Si la marque célinienne est patente sur l'oeuvre d'un San Antonio ou d'un Alphonse Boudard par exemple, il est par contre beaucoup plus malaisé de reconnaître la dette de l'auteur du Voyage par rapport à ses devanciers.
Une étude d'influences, menée systématiquement, conduirait sans nul doute à reconnaître dans le «populisme» célinien le produit spécifique de diverses formules préexistantes. La langue de Bardamu procède partiellement des tentatives naturalistes qui enrichissent leur représentation romanesque d'une dénonciation sociale émanant du lyrisme spécifique à la langue populaire. Mais Céline, contrairement à Zola notamment, ne dépeint pas la classe ouvrière. S'il exprime une misère, à la fois sociale et morale, il le fait davantage à la manière des écrivains marginaux dont la thématique romanesque s'inscrit, quant à elle, dans la ligne de l'intérêt romantique pour le pittoresque des «classes dangereuses». Avec une différence capitale néanmoins, qui conduit à rejeter pareillement l'idée d'une détermination historique : Céline évince totalement le pittoresque pour ne retenir que la marginalité.
Au lieu de représenter comme ses prédécesseurs un spécimen souvent sommaire de parlure argotique ou populaire, l'auteur du Voyage crée fondamentalement un langage dont la spécificité n'apparaît strictement individuelle que pour mieux restituer la psychologie expressive d'un sujet, socialement et moralement déclassé.
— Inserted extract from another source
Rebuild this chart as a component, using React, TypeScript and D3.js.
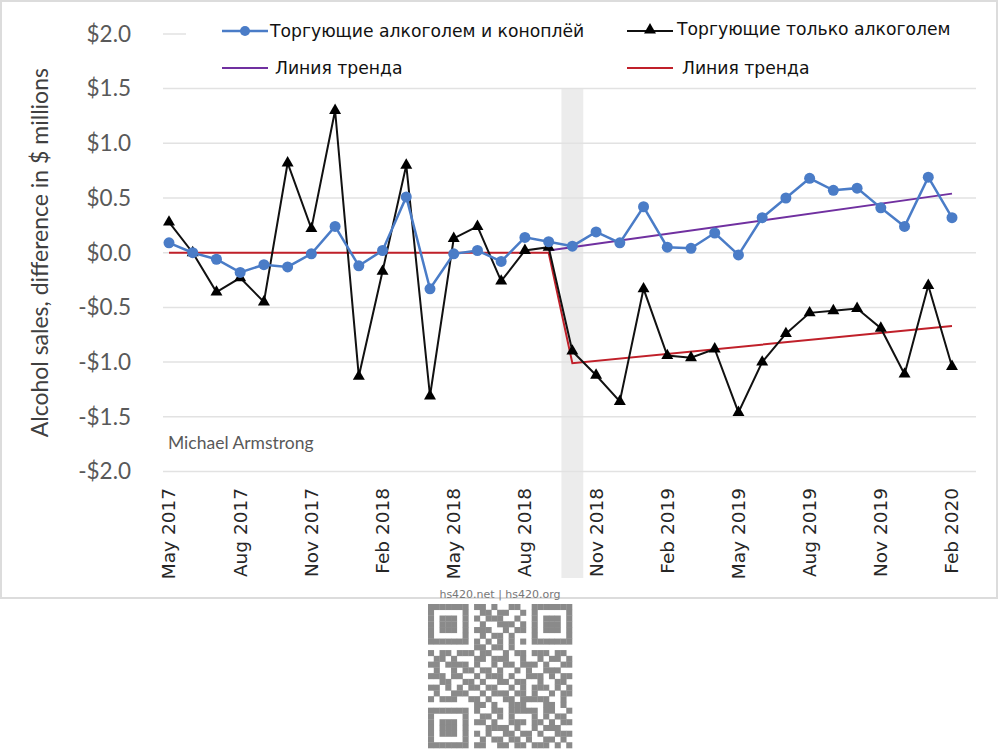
import React from "react";
import * as d3 from "d3";

// monthly series, May 2017 .. Feb 2020
const months = d3.timeMonth.range(new Date(2017, 4, 1), new Date(2020, 2, 1));
const monthLabel = d3.timeFormat("%b %Y");

const alcoholAndCannabis = [
  0.09, 0.0, -0.06, -0.18, -0.11, -0.13, -0.01, 0.24, -0.12, 0.02, 0.51, -0.33,
  -0.01, 0.02, -0.08, 0.14, 0.1, 0.06, 0.19, 0.09, 0.42, 0.05, 0.04, 0.18,
  -0.02, 0.32, 0.5, 0.68, 0.57, 0.59, 0.41, 0.24, 0.69, 0.32,
];
const alcoholOnly = [
  0.28, 0.0, -0.36, -0.23, -0.45, 0.82, 0.22, 1.3, -1.13, -0.17, 0.8, -1.31,
  0.13, 0.24, -0.26, 0.02, 0.05, -0.9, -1.12, -1.36, -0.33, -0.94, -0.96, -0.88,
  -1.46, -1.0, -0.74, -0.55, -0.53, -0.51, -0.69, -1.11, -0.3, -1.04,
];

// trend lines as [month index, value] knots
const trendAlcoholOnly: [number, number][] = [[0, 0.0], [16, 0.0], [17, -1.01], [33, -0.67]];
const trendCannabis: [number, number][] = [[16, 0.02], [33, 0.54]];

const legalisationIndex = 17; // Oct 2018
const yTicks = [2, 1.5, 1, 0.5, 0, -0.5, -1, -1.5, -2];
const tickEvery = 3;

const legendSeries = ["Торгующие алкоголем и коноплёй", "Торгующие только алкоголем"];
const legendTrend = "Линия тренда";

// watermark code, one string per row
const qrRows = [
  "1111111011010011001111111",
  "1000001001101100101000001",
  "1011101010111001001011101",
  "1011101001001110101011101",
  "1011101011100101101011101",
  "1000001001011010001000001",
  "1111111010101010101111111",
  "0000000011011010000000000",
  "1011011101100101101110110",
  "0110100011011100100101101",
  "1101111010010110111010011",
  "0100101101101001010011100",
  "1110110010111010011101011",
  "0011001101001101100100110",
  "1101010110110010101110101",
  "0100111001011101101001011",
  "1011100110100110111110010",
  "0000000011010011100011010",
  "1111111010011011111011001",
  "1000001001101010001010110",
  "1011101011010011101101011",
  "1011101000111101001011100",
  "1011101010100110110100111",
  "1000001001011011010011010",
  "1111111011001101101110101",
];

const W = 1000;
const H = 750;
const tickFont = "Lato, 'Open Sans', sans-serif";
const legendFont = "'DejaVu Sans', sans-serif";

export default function App() {
  const labels = months.map(monthLabel);
  const x = d3.scalePoint<string>().domain(labels).range([169, 952]);
  const y = d3.scaleLinear().domain([-2, 2]).range([471.5, 33.9]);
  const xi = (i: number) => x(labels[i]) as number;

  const line = d3
    .line<number>()
    .x((_, i) => xi(i))
    .y((d) => y(d));
  const trendLine = d3
    .line<[number, number]>()
    .x((d) => xi(d[0]))
    .y((d) => y(d[1]));
  const triangle = d3.symbol(d3.symbolTriangle, 62)() as string;

  const fmt = (v: number) => (v < 0 ? "-$" : "$") + Math.abs(v).toFixed(1);
  const band = x.step() * 0.92;

  const qrModule = 5.76;
  const qrX = 428;
  const qrY = 604;

  return (
    <svg
      width={W}
      height={H}
      style={{ position: "absolute", left: 0, top: 0, background: "#fff" }}
    >
      <rect x={1} y={1} width={996} height={597} fill="#fff" stroke="#dcdcdc" strokeWidth={2} />

      {/* shaded legalisation month */}
      <rect
        x={xi(legalisationIndex) - band / 2}
        y={y(1.5)}
        width={band}
        height={578 - y(1.5)}
        fill="#ececec"
      />

      {/* gridlines */}
      {yTicks.map((t) => (
        <line key={t} x1={163} x2={976} y1={y(t)} y2={y(t)} stroke="#e2e2e2" strokeWidth={1.5} />
      ))}

      {/* y tick labels */}
      {yTicks.map((t) => (
        <text
          key={t}
          x={131}
          y={y(t)}
          dy="0.35em"
          textAnchor="end"
          fontFamily={tickFont}
          fontSize={22.5}
          fill="#595959"
        >
          {fmt(t)}
        </text>
      ))}

      <text
        transform={`translate(48,${y(0)}) rotate(-90)`}
        textAnchor="middle"
        fontFamily={tickFont}
        fontSize={23}
        fill="#404040"
      >
        Alcohol sales, difference in $ millions
      </text>

      {/* x tick labels */}
      {labels.map((l, i) =>
        i % tickEvery === 0 ? (
          <text
            key={l}
            transform={`translate(${xi(i)},488) rotate(-90)`}
            dy="0.35em"
            textAnchor="end"
            fontFamily={legendFont}
            fontSize={18.5}
            fill="#262626"
          >
            {l}
          </text>
        ) : null
      )}

      <text x={168} y={449} fontFamily={tickFont} fontSize={17.5} fill="#595959">
        Michael Armstrong
      </text>

      {/* trend lines */}
      <path d={trendLine(trendAlcoholOnly) as string} fill="none" stroke="#c0202a" strokeWidth={2} />
      <path d={trendLine(trendCannabis) as string} fill="none" stroke="#7030a0" strokeWidth={2} />

      {/* alcohol-only stores */}
      <path d={line(alcoholOnly) as string} fill="none" stroke="#111" strokeWidth={2} />
      {alcoholOnly.map((v, i) => (
        <path key={i} d={triangle} transform={`translate(${xi(i)},${y(v)})`} fill="#000" />
      ))}

      {/* alcohol + cannabis stores */}
      <path d={line(alcoholAndCannabis) as string} fill="none" stroke="#4a7cc7" strokeWidth={2.5} />
      {alcoholAndCannabis.map((v, i) => (
        <circle key={i} cx={xi(i)} cy={y(v)} r={5.5} fill="#4a7cc7" />
      ))}

      {/* legend */}
      <g>
        <rect x={186} y={10} width={790} height={74} fill="#fff" />
        <line x1={222} x2={268} y1={31} y2={31} stroke="#4a7cc7" strokeWidth={2.5} />
        <circle cx={245} cy={31} r={5} fill="#4a7cc7" />
        <text x={270} y={37} fontFamily={legendFont} fontSize={17.2} fill="#111">
          {legendSeries[0]}
        </text>
        <line x1={627} x2={673} y1={31} y2={31} stroke="#111" strokeWidth={2} />
        <path d={triangle} transform="translate(650,30)" fill="#000" />
        <text x={677} y={35} fontFamily={legendFont} fontSize={17.2} fill="#111">
          {legendSeries[1]}
        </text>
        <line x1={222} x2={268} y1={68} y2={68} stroke="#7030a0" strokeWidth={2} />
        <text x={275} y={74} fontFamily={legendFont} fontSize={17.2} fill="#111">
          {legendTrend}
        </text>
        <line x1={627} x2={673} y1={68} y2={68} stroke="#c0202a" strokeWidth={2} />
        <text x={682} y={74} fontFamily={legendFont} fontSize={17.2} fill="#111">
          {legendTrend}
        </text>
      </g>

      {/* watermark */}
      <text x={500} y={598} textAnchor="middle" fontFamily={legendFont} fontSize={11} fill="#777">
        hs420.net | hs420.org
      </text>
      <g fill="#8a8a8a">
        {qrRows.map((row, r) =>
          row.split("").map((c, k) =>
            c === "1" ? (
              <rect
                key={`${r}-${k}`}
                x={qrX + k * qrModule}
                y={qrY + r * qrModule}
                width={qrModule + 0.3}
                height={qrModule + 0.3}
              />
            ) : null
          )
        )}
      </g>
    </svg>
  );
}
Le narrateur de Céline ne s'identifie pas pour autant à l'image fictive d'un quelconque argotier. Il n'est pas facilement réductible au statut que la représentation romanesque devrait lui imposer pour la raison que l'écriture transgresse délibérément les règles du genre, outrepassant sa fonction mimétique à des fins que l'on peut d'emblée qualifier de «poétiques». En choisissant de transposer «l'émotion de la langue parlée à l'écrit» et, plus particulièrement, celle de l'argot populaire l'écrivain du Voyage suscite en effet à partir des mots, et au-delà d'eux, tout un univers langagier qui prend, sous sa plume, la consistance d'un univers à la fois représentatif et imaginaire.
Fin ou commencement? Langage révolutionnaire à l'état brut, signifiant l'urgence d'une refonte radicale de la vie telle qu'elle est subie dans cet univers de la nuit? Ou bien désespoir ultime, dénudé de tout argument comme de tout vouloir, prêt à se laisser enliser dans une négativité fatale? Tel est le prolongement pathétique et ambigu que Céline confère au langage du refus et du rejet. C'est dans cette marge de limon et de fange qu'il inscrit son entreprise sa question — littéraire. Aussi peut-on affirmer que, avec une profondeur poétique jamais égalée, l'auteur du Voyage au bout de la nuit puise dans l'argot populaire le ton fondamental de sa voix narrative.